Hi, hi, hi. I have opposing thoughts, Reindeer. I think it is both a film and a series, and quite obviously both, as outlined in an article in filmmaker magazine. It was written like a film and then shot like one, and Lynch himself, a filmmaker, considers it a film, or at least doesn't see a need to make a distinction between film and TV. I do think, in contrast to your previous post, that this is more structurally filmlike than other shows, perhaps more filmlike than any show outside of Top of the Lake. It was written and shot like a film, only broken up later. Parts 1 and 2 function as a movie, parts 3 and 4 also do, and part 5 and 6 could/should have been edited the same way, as should have 7 and 8 in that the final scene of the earlier episode is also the opening scene of the next (7 ends with Cooper and Ray leaving prison and 8 starts with them in the car, moments later; 5 ends with Cooper looking at the statue with Johnny Jewel playing, 6 starts with the same scene and music). The inclusion of musical sequences in the middle of certain parts, such as in Part 5 and Part 8, proves that they're not only there just to bookend a chapter, but to add thematic and emotional resonance. When you watch them all together, the lines between Parts dissolve, and it all feels like one continuous movie that you can pause at any time, whether its at the end of an episode or the middle, and it doesn't matter. And if Berlin Alexanderplatz and the obviously episodic Dekalog are considered movies, then The Return is also a movie.
It's also a TV show, no doubt, since it is broken into chapters and aired on TV on a weekly basis. But it transcends either medium, in my opinion, and that statement doesn't only have to do with quality. I do agree that it opens a can of worms regarding what should be considered a film nowadays, but then again I think plenty of TV has been blurring that distinction, like you said.

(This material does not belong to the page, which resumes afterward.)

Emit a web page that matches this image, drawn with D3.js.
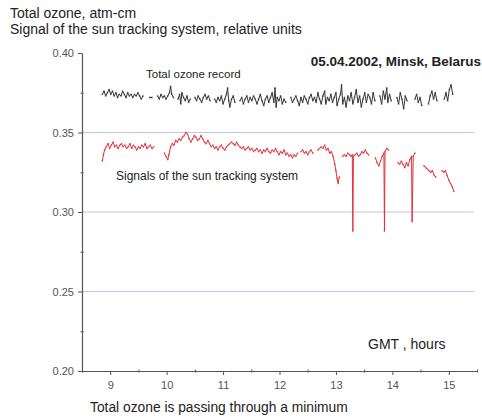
<!DOCTYPE html>
<html>
<head>
<meta charset="utf-8">
<script src="https://cdn.jsdelivr.net/npm/d3@7"></script>
<style>
  body { margin: 0; background: #fff; }
  svg { display: block; font-family: "Liberation Sans", Arial, sans-serif; }
</style>
</head>
<body>
<div id="chart"></div>
<script>
// total ozone record, [GMT hours, atm-cm], null = gap in record
var ozoneRecord = [
  [8.86,0.374],[8.89,0.376],[8.92,0.373],[8.95,0.375],[8.98,0.377],[9.01,0.374],[9.04,0.376],[9.07,0.373],
  [9.10,0.375],[9.13,0.372],[9.16,0.374],[9.19,0.373],[9.22,0.376],[9.25,0.374],[9.28,0.372],[9.31,0.375],
  [9.34,0.373],[9.37,0.374],[9.40,0.372],[9.43,0.374],[9.46,0.373],[9.49,0.375],[9.52,0.373],[9.55,0.371],
  [9.58,0.373], null,
  [9.70,0.372],[9.74,0.372], null,
  [9.84,0.373],[9.87,0.371],[9.90,0.374],[9.93,0.372],[9.96,0.373],[9.99,0.371],[10.02,0.373],[10.05,0.375],
  [10.07,0.379],[10.09,0.374],[10.12,0.372], null,
  [10.20,0.371],[10.23,0.374],[10.25,0.368],[10.27,0.375],[10.30,0.372],[10.33,0.370],[10.36,0.373],[10.39,0.369],
  [10.42,0.371], null,
  [10.50,0.372],[10.53,0.370],[10.56,0.373],[10.59,0.371],[10.62,0.369],[10.65,0.372],[10.68,0.374],[10.71,0.371],
  [10.74,0.373],[10.77,0.370], null,
  [10.85,0.371],[10.88,0.369],[10.91,0.372],[10.94,0.370],[10.97,0.373],[11.00,0.368],[11.03,0.371],[11.06,0.374],
  [11.08,0.378],[11.10,0.370],[11.12,0.366],[11.15,0.371],[11.18,0.373],[11.21,0.369], null,
  [11.30,0.370],[11.33,0.372],[11.36,0.368],[11.39,0.371],[11.42,0.373],[11.45,0.369],[11.48,0.372],[11.51,0.370],
  [11.54,0.373],[11.57,0.371],[11.60,0.368],[11.63,0.371],[11.66,0.374],[11.69,0.370],[11.72,0.367],[11.75,0.371],
  [11.78,0.373],[11.81,0.369],[11.84,0.372],[11.87,0.375],[11.90,0.369],[11.92,0.378],[11.94,0.366],[11.96,0.372],
  [11.99,0.370],[12.02,0.373],[12.05,0.368],[12.08,0.371],[12.11,0.369], null,
  [12.20,0.372],[12.23,0.369],[12.26,0.371],[12.29,0.373],[12.32,0.370],[12.35,0.367],[12.38,0.372],[12.41,0.369],
  [12.44,0.373],[12.47,0.371],[12.50,0.368],[12.53,0.372],[12.56,0.374],[12.59,0.370],[12.62,0.372],[12.65,0.369],
  [12.68,0.375],[12.71,0.371],[12.74,0.368],[12.77,0.373],[12.80,0.376],[12.82,0.368],[12.85,0.372],[12.88,0.370],
  [12.91,0.374],[12.94,0.369],[12.97,0.372],[13.00,0.375],[13.02,0.367],[13.05,0.371],[13.08,0.374],[13.10,0.380],
  [13.12,0.368],[13.15,0.372],[13.18,0.366],[13.21,0.373],[13.24,0.370],[13.27,0.375],[13.30,0.368],[13.33,0.372],
  [13.36,0.377],[13.39,0.369],[13.42,0.373],[13.45,0.366],[13.48,0.371],[13.51,0.375],[13.54,0.369],[13.57,0.374],
  [13.60,0.372],[13.63,0.368],[13.66,0.375],[13.69,0.370], null,
  [13.78,0.373],[13.81,0.368],[13.84,0.376],[13.87,0.371],[13.90,0.378],[13.92,0.369],[13.95,0.374],[13.98,0.370], null,
  [14.08,0.372],[14.11,0.368],[14.14,0.375],[14.17,0.371],[14.20,0.365],[14.23,0.373],[14.26,0.370], null,
  [14.40,0.371],[14.43,0.374],[14.46,0.369],[14.49,0.372],[14.52,0.367], null,
  [14.64,0.368],[14.67,0.373],[14.70,0.376],[14.73,0.371],[14.76,0.375],[14.79,0.370], null,
  [14.92,0.371],[14.95,0.375],[14.98,0.370],[15.01,0.377],[15.04,0.380],[15.07,0.374]
];

// signal of the sun tracking system, [GMT hours, relative units]
var trackerSignal = [
  [8.86,0.332],[8.88,0.336],[8.90,0.339],[8.93,0.341],[8.96,0.343],[8.99,0.340],[9.02,0.342],[9.05,0.344],
  [9.08,0.341],[9.11,0.342],[9.14,0.340],[9.17,0.342],[9.20,0.343],[9.23,0.341],[9.26,0.342],[9.29,0.340],
  [9.32,0.341],[9.35,0.343],[9.38,0.340],[9.41,0.342],[9.44,0.341],[9.47,0.339],[9.50,0.341],[9.53,0.340],
  [9.56,0.342],[9.59,0.341],[9.62,0.343],[9.65,0.340],[9.68,0.341],[9.71,0.342],[9.74,0.340],[9.77,0.341], null,
  [9.96,0.337],[9.99,0.335],[10.02,0.333],[10.04,0.336],[10.07,0.341],[10.10,0.343],[10.13,0.342],[10.16,0.345],
  [10.19,0.344],[10.22,0.346],[10.25,0.345],[10.28,0.347],[10.31,0.348],[10.34,0.350],[10.37,0.349],[10.40,0.346],
  [10.43,0.344],[10.46,0.346],[10.49,0.348],[10.52,0.347],[10.55,0.345],[10.58,0.346],[10.61,0.348],[10.64,0.346],
  [10.67,0.344],[10.70,0.343],[10.73,0.345],[10.76,0.343],[10.79,0.341],[10.82,0.342],[10.85,0.340],[10.88,0.341],
  [10.91,0.339],[10.94,0.341],[10.97,0.342],[11.00,0.340],[11.03,0.339],[11.06,0.341],[11.09,0.342],[11.12,0.343],
  [11.15,0.344],[11.18,0.343],[11.21,0.342],[11.24,0.344],[11.27,0.342],[11.30,0.341],[11.33,0.340],[11.36,0.341],
  [11.39,0.339],[11.42,0.340],[11.45,0.341],[11.48,0.339],[11.51,0.340],[11.54,0.338],[11.57,0.339],[11.60,0.340],
  [11.63,0.338],[11.66,0.339],[11.69,0.337],[11.72,0.339],[11.75,0.338],[11.78,0.340],[11.81,0.338],[11.84,0.337],
  [11.87,0.339],[11.90,0.338],[11.93,0.340],[11.96,0.338],[11.99,0.336],[12.02,0.338],[12.05,0.337],[12.08,0.339],
  [12.11,0.336],[12.14,0.337],[12.17,0.335],[12.20,0.336],[12.23,0.334],[12.26,0.336],[12.29,0.335],[12.32,0.337], null,
  [12.38,0.338],[12.41,0.339],[12.44,0.337],[12.47,0.338],[12.50,0.336],[12.53,0.338],[12.56,0.339],[12.59,0.337], null,
  [12.68,0.339],[12.71,0.340],[12.74,0.341],[12.77,0.340],[12.80,0.342],[12.83,0.339],[12.86,0.340],[12.89,0.337],
  [12.92,0.338],[12.95,0.335],[12.98,0.330],[13.00,0.326],[13.02,0.321],[13.04,0.318],[13.06,0.322], null,
  [13.12,0.335],[13.15,0.336],[13.18,0.335],[13.21,0.337],[13.24,0.336],[13.27,0.335],[13.29,0.336],[13.30,0.288],
  [13.31,0.335],[13.34,0.336],[13.37,0.337],[13.40,0.335],[13.43,0.336],[13.46,0.338],[13.49,0.337],[13.52,0.339],
  [13.55,0.337],[13.58,0.336], null,
  [13.70,0.334],[13.73,0.331],[13.76,0.329],[13.79,0.332],[13.82,0.335],[13.85,0.337],[13.86,0.288],[13.87,0.338],
  [13.90,0.340],[13.93,0.339], null,
  [14.10,0.331],[14.13,0.330],[14.16,0.332],[14.19,0.330],[14.22,0.328],[14.25,0.331],[14.28,0.329],[14.31,0.333],
  [14.34,0.335],[14.35,0.294],[14.37,0.335],[14.40,0.337], null,
  [14.56,0.329],[14.59,0.328],[14.62,0.327],[14.65,0.326],[14.68,0.325],[14.71,0.326],[14.74,0.323],[14.77,0.322], null,
  [14.88,0.326],[14.91,0.325],[14.94,0.326],[14.97,0.323],[15.00,0.320],[15.03,0.318],[15.06,0.316],[15.09,0.313]
];

var xTicks = [9, 10, 11, 12, 13, 14, 15];
var xMinorTicks = [8.5, 9.5, 10.5, 11.5, 12.5, 13.5, 14.5, 15.5];
var yTicks = [0.20, 0.25, 0.30, 0.35, 0.40];
var yMinorTicks = [0.225, 0.275, 0.325, 0.375];
var gridLevels = [0.25, 0.30, 0.35];

var width = 482, height = 417;
var margin = {top: 53, right: 5, bottom: 46, left: 82};

var svg = d3.select("#chart").append("svg")
    .attr("width", width)
    .attr("height", height);

var x = d3.scaleLinear()
    .domain([8.5, 15.5])
    .range([margin.left, width - margin.right]);

var y = d3.scaleLinear()
    .domain([0.20, 0.40])
    .range([height - margin.bottom, margin.top]);

// light blue level lines
svg.selectAll(".grid")
    .data(gridLevels)
    .enter().append("line")
    .attr("class", "grid")
    .attr("x1", x(8.5))
    .attr("x2", x(15.45))
    .attr("y1", function(d) { return y(d); })
    .attr("y2", function(d) { return y(d); })
    .attr("stroke", "#c4c4ee")
    .attr("stroke-width", 1.2);

var line = d3.line()
    .defined(function(d) { return d !== null; })
    .x(function(d) { return x(d[0]); })
    .y(function(d) { return y(d[1]); });

function drawSeries(data, colour, cls) {
    svg.append("path")
        .datum(data)
        .attr("fill", "none")
        .attr("stroke", colour)
        .attr("stroke-width", 1)
        .attr("d", line);

    // small point markers along the record
    svg.selectAll("." + cls)
        .data(data.filter(function(d) { return d !== null; }))
        .enter().append("circle")
        .attr("class", cls)
        .attr("cx", function(d) { return x(d[0]); })
        .attr("cy", function(d) { return y(d[1]); })
        .attr("r", 0.9)
        .attr("fill", colour)
        .attr("opacity", 0.7);
}

drawSeries(trackerSignal, "#e0303a", "sig");
drawSeries(ozoneRecord, "#333", "oz");

// axes
var xAxis = svg.append("g")
    .attr("transform", "translate(0," + y(0.20) + ")")
    .call(d3.axisBottom(x).tickValues(xTicks).tickSize(4).tickSizeOuter(0).tickPadding(6).tickFormat(d3.format("d")));

var xMinor = svg.append("g")
    .attr("transform", "translate(0," + (y(0.20) - 1.5) + ")")
    .call(d3.axisBottom(x).tickValues(xMinorTicks).tickSize(3).tickSizeOuter(0).tickFormat(""));
xMinor.select(".domain").remove();

var yAxis = svg.append("g")
    .attr("transform", "translate(" + x(8.5) + ",0)")
    .call(d3.axisLeft(y).tickValues(yTicks).tickSize(4).tickSizeOuter(0).tickPadding(4).tickFormat(d3.format(".2f")));

var yMinor = svg.append("g")
    .attr("transform", "translate(" + (x(8.5) + 1.5) + ",0)")
    .call(d3.axisLeft(y).tickValues(yMinorTicks).tickSize(3).tickSizeOuter(0).tickFormat(""));
yMinor.select(".domain").remove();

svg.selectAll(".domain").attr("stroke", "#555").attr("stroke-width", 1.2);
svg.selectAll(".tick line").attr("stroke", "#555");
svg.selectAll(".tick text")
    .attr("fill", "#555")
    .style("font-size", "11px");

// titles and labels
var labels = [
  {t: "Total ozone, atm-cm", x: 10, y: 18, size: 14, anchor: "start", weight: "normal"},
  {t: "Signal of the sun tracking system, relative units", x: 10, y: 34, size: 14, anchor: "start", weight: "normal"},
  {t: "05.04.2002, Minsk, Belarus", x: 481, y: 66, size: 13.5, anchor: "end", weight: "bold"},
  {t: "Total ozone record", x: 146, y: 78, size: 11.5, anchor: "start", weight: "normal"},
  {t: "Signals of the sun tracking system", x: 116, y: 180, size: 12, anchor: "start", weight: "normal"},
  {t: "GMT , hours", x: 368, y: 349, size: 14, anchor: "start", weight: "normal"},
  {t: "Total ozone is passing through a minimum", x: 90, y: 412, size: 13.8, anchor: "start", weight: "normal"}
];

svg.selectAll(".label")
    .data(labels)
    .enter().append("text")
    .attr("class", "label")
    .attr("x", function(d) { return d.x; })
    .attr("y", function(d) { return d.y; })
    .attr("text-anchor", function(d) { return d.anchor; })
    .style("font-size", function(d) { return d.size + "px"; })
    .style("font-weight", function(d) { return d.weight; })
    .attr("fill", "#222")
    .text(function(d) { return d.t; });
</script>
</body>
</html>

Edit: I'd also add, in a controversially converse way, that the addition of musical scenes as punctuation both serves to make the thing a TV show, lending it an episodic element, but also at the same time makes it even more of a movie, in that you can argue that it needed the musical elements to differentiate one episode from the next since they otherwise are hard to tell apart since each opens and closes almost arbitrarily. There's also the pretty obvious element of the musical scenes simply being a more ambitious form of pop music playing over end credits a la Sopranos. As far as why it isn't edited differently for the Blu-ray, perhaps Lynch fell in love with the form that he arrived at and felt no need for further editing. But I'm a guy who's open to even considering the credits to be part of the film, rather than an element of episodic TV. An element similar to onscreen text in a Godard movie, or multiple or late credits sequences in an Apichatpong Weeresthekal film. In other words, I think the TV form has been blown wide open, with Peaks as the final ignition.